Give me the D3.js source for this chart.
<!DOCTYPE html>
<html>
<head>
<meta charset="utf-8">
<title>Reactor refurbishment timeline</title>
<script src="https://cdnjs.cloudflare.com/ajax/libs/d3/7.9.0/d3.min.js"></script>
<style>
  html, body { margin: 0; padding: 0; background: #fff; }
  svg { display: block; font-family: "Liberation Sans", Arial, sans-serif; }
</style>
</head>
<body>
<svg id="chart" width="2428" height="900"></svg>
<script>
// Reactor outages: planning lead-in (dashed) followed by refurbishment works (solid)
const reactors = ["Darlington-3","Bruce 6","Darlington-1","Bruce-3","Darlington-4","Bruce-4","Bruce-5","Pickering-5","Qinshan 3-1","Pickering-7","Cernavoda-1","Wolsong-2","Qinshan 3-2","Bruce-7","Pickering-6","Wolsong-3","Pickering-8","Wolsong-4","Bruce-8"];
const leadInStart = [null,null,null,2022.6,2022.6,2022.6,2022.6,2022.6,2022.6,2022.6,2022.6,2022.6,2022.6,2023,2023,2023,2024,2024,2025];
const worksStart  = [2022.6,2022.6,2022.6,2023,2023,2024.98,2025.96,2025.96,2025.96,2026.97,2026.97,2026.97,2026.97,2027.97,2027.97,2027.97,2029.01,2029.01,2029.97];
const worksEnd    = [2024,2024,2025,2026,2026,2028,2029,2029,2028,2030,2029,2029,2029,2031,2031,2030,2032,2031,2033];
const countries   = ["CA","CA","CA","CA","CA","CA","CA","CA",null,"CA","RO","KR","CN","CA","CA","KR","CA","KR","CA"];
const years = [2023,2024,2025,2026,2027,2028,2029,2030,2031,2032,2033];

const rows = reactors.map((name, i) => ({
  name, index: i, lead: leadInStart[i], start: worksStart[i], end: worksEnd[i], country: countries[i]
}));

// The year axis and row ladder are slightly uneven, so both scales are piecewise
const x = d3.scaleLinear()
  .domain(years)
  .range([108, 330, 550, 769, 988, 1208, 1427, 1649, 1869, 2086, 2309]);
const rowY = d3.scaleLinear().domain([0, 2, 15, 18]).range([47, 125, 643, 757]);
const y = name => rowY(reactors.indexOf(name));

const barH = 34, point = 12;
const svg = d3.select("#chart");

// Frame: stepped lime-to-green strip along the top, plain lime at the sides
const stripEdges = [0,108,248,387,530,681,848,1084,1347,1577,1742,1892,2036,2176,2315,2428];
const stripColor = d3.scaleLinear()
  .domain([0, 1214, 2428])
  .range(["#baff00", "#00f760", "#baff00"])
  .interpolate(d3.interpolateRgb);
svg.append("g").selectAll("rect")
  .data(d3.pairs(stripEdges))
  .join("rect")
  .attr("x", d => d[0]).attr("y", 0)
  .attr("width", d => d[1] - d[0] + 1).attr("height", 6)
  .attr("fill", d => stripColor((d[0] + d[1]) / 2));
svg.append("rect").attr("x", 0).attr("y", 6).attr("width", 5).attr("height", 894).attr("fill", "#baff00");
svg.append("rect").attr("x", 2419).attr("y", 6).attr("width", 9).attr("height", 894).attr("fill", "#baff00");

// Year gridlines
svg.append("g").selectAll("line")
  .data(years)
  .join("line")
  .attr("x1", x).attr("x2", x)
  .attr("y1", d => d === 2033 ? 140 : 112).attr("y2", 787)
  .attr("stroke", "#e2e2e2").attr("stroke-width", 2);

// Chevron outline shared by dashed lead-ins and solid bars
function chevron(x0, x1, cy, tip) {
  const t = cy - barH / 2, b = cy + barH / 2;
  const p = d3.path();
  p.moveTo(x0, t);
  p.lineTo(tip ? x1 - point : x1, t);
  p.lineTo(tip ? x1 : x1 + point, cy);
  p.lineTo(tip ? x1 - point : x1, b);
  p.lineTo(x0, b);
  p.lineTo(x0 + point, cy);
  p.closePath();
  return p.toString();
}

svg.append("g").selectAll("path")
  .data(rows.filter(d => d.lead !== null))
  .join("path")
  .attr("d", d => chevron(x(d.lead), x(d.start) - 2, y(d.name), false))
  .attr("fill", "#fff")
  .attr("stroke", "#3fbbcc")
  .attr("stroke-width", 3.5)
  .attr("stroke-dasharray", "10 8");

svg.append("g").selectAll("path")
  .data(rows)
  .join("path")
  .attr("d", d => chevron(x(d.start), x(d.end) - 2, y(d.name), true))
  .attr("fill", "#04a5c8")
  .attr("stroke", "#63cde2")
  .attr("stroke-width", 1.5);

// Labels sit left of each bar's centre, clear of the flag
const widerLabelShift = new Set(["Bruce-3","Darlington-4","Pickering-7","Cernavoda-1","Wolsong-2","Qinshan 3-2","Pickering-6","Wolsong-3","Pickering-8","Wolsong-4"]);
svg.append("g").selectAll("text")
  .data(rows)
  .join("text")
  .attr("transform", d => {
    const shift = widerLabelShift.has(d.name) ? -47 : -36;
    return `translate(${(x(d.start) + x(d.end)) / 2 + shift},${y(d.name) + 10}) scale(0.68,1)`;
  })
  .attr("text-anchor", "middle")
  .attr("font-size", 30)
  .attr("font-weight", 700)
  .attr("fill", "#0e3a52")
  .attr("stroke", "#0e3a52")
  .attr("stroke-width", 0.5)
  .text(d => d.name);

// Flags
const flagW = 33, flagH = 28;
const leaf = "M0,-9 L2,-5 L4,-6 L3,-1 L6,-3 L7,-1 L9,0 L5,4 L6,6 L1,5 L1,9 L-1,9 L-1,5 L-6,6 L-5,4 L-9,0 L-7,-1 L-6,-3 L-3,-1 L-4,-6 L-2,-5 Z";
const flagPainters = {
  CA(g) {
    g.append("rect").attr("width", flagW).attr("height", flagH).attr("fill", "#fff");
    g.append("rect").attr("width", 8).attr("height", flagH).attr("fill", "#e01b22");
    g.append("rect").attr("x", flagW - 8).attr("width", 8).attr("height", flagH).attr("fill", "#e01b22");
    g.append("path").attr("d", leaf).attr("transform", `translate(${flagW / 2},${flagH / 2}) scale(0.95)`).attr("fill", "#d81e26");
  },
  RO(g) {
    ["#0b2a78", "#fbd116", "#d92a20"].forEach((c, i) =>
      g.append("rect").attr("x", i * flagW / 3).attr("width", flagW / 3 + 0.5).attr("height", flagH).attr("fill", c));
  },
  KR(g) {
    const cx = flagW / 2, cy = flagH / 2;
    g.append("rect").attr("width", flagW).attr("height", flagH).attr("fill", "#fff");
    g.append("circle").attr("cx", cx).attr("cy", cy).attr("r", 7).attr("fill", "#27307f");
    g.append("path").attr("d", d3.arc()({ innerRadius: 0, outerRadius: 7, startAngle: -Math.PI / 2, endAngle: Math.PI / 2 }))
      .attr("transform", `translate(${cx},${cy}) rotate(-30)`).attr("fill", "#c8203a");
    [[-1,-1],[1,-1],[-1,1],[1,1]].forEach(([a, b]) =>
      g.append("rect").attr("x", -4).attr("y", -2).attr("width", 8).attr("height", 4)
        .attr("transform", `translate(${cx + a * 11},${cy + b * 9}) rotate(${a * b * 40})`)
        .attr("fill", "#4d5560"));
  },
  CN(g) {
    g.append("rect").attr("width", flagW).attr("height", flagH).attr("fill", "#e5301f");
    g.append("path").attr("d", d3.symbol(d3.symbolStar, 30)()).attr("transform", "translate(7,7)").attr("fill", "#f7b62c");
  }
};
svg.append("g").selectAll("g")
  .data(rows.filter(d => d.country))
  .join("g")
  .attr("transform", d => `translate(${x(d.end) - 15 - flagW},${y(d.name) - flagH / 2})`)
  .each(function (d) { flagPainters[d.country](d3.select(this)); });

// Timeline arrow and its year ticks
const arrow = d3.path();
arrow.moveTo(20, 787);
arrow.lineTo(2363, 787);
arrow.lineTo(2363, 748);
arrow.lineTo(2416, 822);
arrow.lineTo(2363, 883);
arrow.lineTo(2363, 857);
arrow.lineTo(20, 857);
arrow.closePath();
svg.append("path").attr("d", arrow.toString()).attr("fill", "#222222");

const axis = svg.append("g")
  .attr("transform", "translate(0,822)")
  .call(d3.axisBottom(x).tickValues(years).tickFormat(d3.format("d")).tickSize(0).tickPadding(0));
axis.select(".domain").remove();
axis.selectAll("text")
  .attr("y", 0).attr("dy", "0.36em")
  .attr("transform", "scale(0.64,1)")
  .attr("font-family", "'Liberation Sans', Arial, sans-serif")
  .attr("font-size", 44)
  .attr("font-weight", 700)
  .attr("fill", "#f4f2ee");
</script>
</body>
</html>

- _What to produce_
Copy out every line of the data that includes "this".

- _The result_
Give me the D3.js source for this chart.
  .each(function (d) { flagPainters[d.country](d3.select(this)); });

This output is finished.